STATED GOAL –
Show all lines from the listing below that contain "script".

— Start of RECORD EXCERPTS —

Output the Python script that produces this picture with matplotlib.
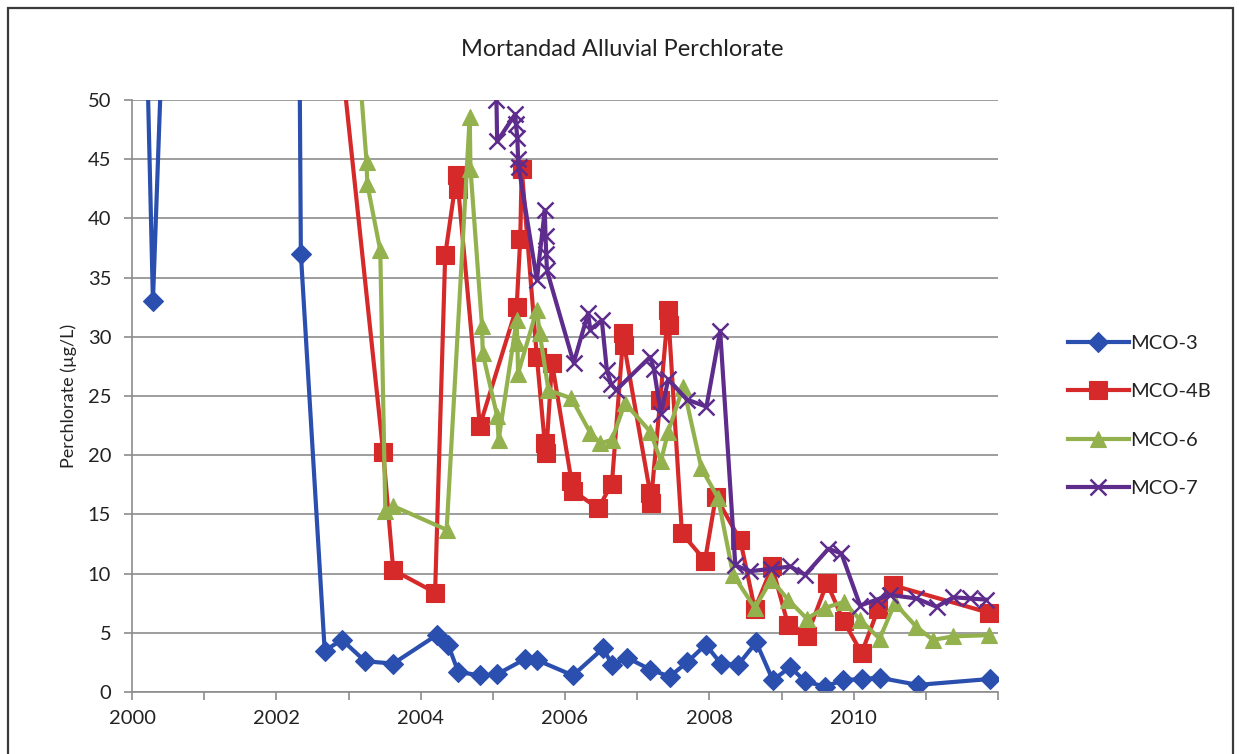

— End of RECORD EXCERPTS —
— Start of RECORD EXCERPTS —

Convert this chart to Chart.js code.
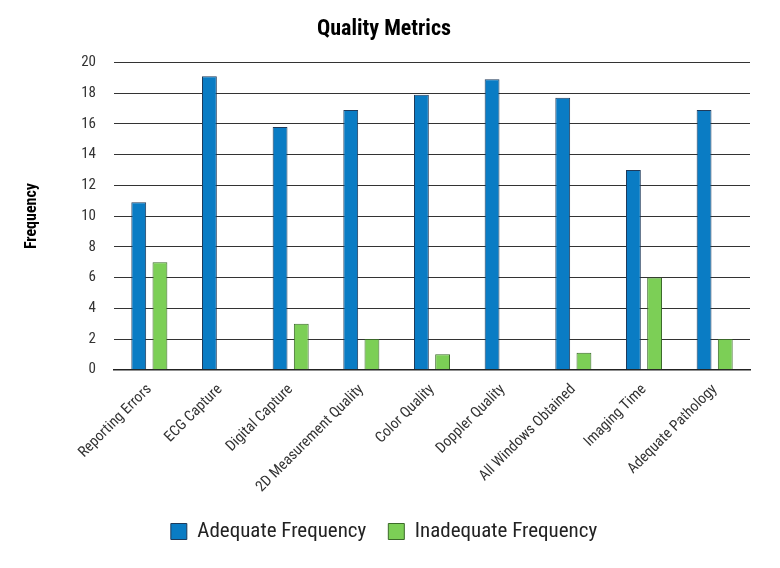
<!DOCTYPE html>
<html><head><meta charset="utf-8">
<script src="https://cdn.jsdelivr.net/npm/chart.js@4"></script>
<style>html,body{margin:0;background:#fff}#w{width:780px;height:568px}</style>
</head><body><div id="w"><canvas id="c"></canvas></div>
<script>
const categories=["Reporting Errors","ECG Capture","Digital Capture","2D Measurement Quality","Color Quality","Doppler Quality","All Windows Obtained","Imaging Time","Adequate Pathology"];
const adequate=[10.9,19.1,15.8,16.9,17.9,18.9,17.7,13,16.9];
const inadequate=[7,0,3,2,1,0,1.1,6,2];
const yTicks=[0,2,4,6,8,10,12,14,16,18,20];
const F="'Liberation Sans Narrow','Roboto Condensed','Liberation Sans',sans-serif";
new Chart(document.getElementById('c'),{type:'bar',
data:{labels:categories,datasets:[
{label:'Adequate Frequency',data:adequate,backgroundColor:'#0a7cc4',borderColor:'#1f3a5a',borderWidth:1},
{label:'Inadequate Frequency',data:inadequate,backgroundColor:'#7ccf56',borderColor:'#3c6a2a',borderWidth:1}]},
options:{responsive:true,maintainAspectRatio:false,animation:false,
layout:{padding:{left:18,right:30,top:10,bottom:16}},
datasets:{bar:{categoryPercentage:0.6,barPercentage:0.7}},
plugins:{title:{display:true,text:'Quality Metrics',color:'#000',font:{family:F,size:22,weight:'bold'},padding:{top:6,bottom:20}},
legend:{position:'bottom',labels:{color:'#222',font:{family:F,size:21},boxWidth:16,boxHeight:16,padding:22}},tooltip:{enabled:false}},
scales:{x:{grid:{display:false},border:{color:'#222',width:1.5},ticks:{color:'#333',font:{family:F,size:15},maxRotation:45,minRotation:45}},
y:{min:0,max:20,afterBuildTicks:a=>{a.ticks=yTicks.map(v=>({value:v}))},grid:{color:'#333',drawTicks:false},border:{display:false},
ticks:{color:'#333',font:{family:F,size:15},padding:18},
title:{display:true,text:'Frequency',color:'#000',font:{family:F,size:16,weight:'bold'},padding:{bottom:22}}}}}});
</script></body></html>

— End of RECORD EXCERPTS —
— Start of RECORD EXCERPTS —

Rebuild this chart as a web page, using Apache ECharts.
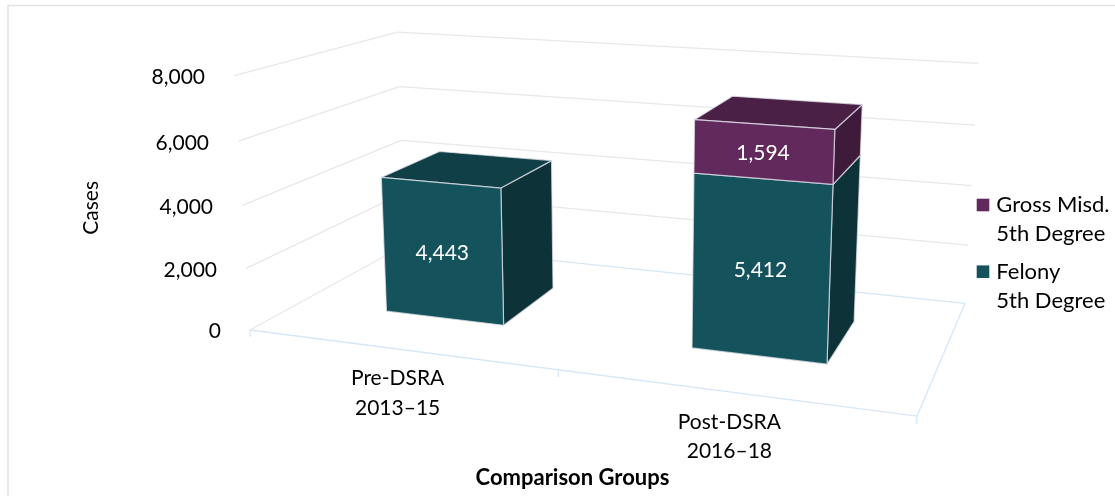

— End of RECORD EXCERPTS —

SOLVED EXERCISE –
Output the Python script that produces this picture with matplotlib.
<script src="https://cdn.jsdelivr.net/npm/chart.js@4"></script>
<script>
</script></body></html>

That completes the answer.